Needless to say, the United States has not paid a penny of this.
One of the most common Yankee criticisms of the state of human rights in Cuba has been the arrest of dissidents (although the great majority are quickly released). But many thousands of anti-war and other protesters have been arrested in the United States in recent years, as in every period in American history. During the Occupy Movement, which began in 2011, more than 7,000 people were arrested in about the first year, many were beaten by police and mistreated while in custody, their street displays and libraries smashed to pieces (the Occupy movement continued until 2014; thus, the figure of 7,000 is an understatement).
Moreover, it must be kept in mind that whatever restrictions on civil liberties there may be in Cuba exist within a particular context: The most powerful nation in the history of the world is just 90 miles away and is sworn – vehemently and repeatedly sworn – to overthrowing the Cuban government. If the United States was simply and sincerely concerned with making Cuba a less restrictive society, Washington’s policy would be clear cut:
• Call off the wolves – the CIA wolves, the AID wolves, the doctor-stealer wolves, the baseball-player-stealer wolves.
• Publicly and sincerely (if American leaders still remember what this word means) renounce their use of CBW and assassinations. And apologize.
• Cease the unceasing hypocritical propaganda – about elections, for example. (Yes, it’s true that Cuban elections never feature a Donald Trump or a Hillary Clinton, nor ten billion dollars, nor 24 hours of campaign ads, but is that any reason to write them off?)
• Pay compensation – a lot of it.
• Sine qua non – end the God-awful blockade.
Throughout the period of the Cuban revolution, 1959 to the present, Latin America has witnessed a terrible parade of human rights violations – systematic, routine torture; legions of “disappeared” people; government-supported death squads picking off selected individuals; massacres en masse of peasants, students and other groups. The worst perpetrators of these acts during this period have been the military and associated paramilitary squads of El Salvador, Guatemala, Brazil, Argentina, Chile, Colombia, Peru, Mexico, Uruguay, Haiti and Honduras.
However, not even Cuba’s worst enemies have made serious charges against the Havana government for any such violations; and if one further considers education and health care, “both of which,” said President Bill Clinton, “work better [in Cuba] than most other countries”, and both of which are guaranteed by the United Nations “Universal Declaration of Human Rights” and the “European Convention for the Protection of Human Rights and Fundamental Freedoms”, then it would appear that during the more-than-half century of its revolution, Cuba has enjoyed one of the very best human-rights records in all of Latin America.

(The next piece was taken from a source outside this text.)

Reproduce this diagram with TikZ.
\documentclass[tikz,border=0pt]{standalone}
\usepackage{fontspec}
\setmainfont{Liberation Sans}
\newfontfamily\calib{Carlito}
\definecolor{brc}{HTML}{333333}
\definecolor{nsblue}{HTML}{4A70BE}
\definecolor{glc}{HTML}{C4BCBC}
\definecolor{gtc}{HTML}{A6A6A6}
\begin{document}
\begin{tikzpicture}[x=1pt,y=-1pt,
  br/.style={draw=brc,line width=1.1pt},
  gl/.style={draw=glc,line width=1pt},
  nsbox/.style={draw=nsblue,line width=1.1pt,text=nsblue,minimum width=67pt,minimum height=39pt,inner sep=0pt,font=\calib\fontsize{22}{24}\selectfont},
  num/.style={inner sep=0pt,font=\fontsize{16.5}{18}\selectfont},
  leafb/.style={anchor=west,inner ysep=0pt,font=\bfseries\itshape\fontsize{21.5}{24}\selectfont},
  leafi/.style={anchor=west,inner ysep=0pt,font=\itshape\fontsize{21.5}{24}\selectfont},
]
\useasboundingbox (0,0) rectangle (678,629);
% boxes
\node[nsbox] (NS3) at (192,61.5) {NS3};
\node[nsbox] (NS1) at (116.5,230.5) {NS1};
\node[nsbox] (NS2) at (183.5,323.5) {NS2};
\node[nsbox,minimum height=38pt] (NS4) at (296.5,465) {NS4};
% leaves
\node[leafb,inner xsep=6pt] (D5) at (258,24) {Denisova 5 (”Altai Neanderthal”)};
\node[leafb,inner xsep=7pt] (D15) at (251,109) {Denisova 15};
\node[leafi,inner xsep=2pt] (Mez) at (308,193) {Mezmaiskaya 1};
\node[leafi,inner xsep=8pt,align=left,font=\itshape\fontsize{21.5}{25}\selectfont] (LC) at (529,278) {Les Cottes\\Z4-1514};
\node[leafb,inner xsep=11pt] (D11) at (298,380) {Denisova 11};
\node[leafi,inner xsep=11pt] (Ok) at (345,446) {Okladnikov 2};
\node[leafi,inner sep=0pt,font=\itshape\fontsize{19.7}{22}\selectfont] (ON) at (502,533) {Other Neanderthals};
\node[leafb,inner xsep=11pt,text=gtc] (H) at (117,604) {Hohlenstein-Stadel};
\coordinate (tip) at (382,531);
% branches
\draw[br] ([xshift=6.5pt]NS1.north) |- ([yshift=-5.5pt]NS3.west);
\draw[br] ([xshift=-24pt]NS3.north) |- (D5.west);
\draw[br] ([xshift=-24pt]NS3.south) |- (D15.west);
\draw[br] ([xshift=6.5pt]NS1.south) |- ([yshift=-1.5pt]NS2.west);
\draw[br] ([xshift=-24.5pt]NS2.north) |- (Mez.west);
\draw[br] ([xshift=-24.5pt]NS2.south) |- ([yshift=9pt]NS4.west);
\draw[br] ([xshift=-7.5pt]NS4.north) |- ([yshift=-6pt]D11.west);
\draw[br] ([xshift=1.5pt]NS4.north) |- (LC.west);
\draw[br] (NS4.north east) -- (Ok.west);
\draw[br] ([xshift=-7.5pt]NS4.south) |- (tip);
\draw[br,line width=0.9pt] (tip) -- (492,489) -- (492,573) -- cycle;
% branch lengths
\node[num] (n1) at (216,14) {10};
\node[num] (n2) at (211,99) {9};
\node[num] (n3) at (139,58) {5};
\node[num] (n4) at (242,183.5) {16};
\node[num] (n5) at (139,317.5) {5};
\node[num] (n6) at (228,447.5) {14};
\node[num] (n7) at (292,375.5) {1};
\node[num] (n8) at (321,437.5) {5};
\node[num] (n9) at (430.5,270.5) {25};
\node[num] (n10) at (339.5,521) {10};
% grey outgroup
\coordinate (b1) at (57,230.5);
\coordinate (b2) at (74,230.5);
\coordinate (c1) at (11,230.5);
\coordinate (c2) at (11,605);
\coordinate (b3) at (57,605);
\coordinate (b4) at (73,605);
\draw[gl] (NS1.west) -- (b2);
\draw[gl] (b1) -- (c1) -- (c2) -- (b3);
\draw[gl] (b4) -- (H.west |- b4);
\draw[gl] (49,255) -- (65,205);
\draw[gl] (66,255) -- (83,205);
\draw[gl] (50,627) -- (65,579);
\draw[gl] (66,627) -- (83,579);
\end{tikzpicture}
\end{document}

But never good enough for American leaders to ever touch upon in any way, the Bill Clinton quote being a rare exception indeed.
It’s a tough decision to normalize relations with a country whose police force murders its own innocent civilians on almost a daily basis. But Cuba needs to do it. Maybe they can civilize the Americans a bit, or at least remind them that for more than a century they have been the leading torturers of the world.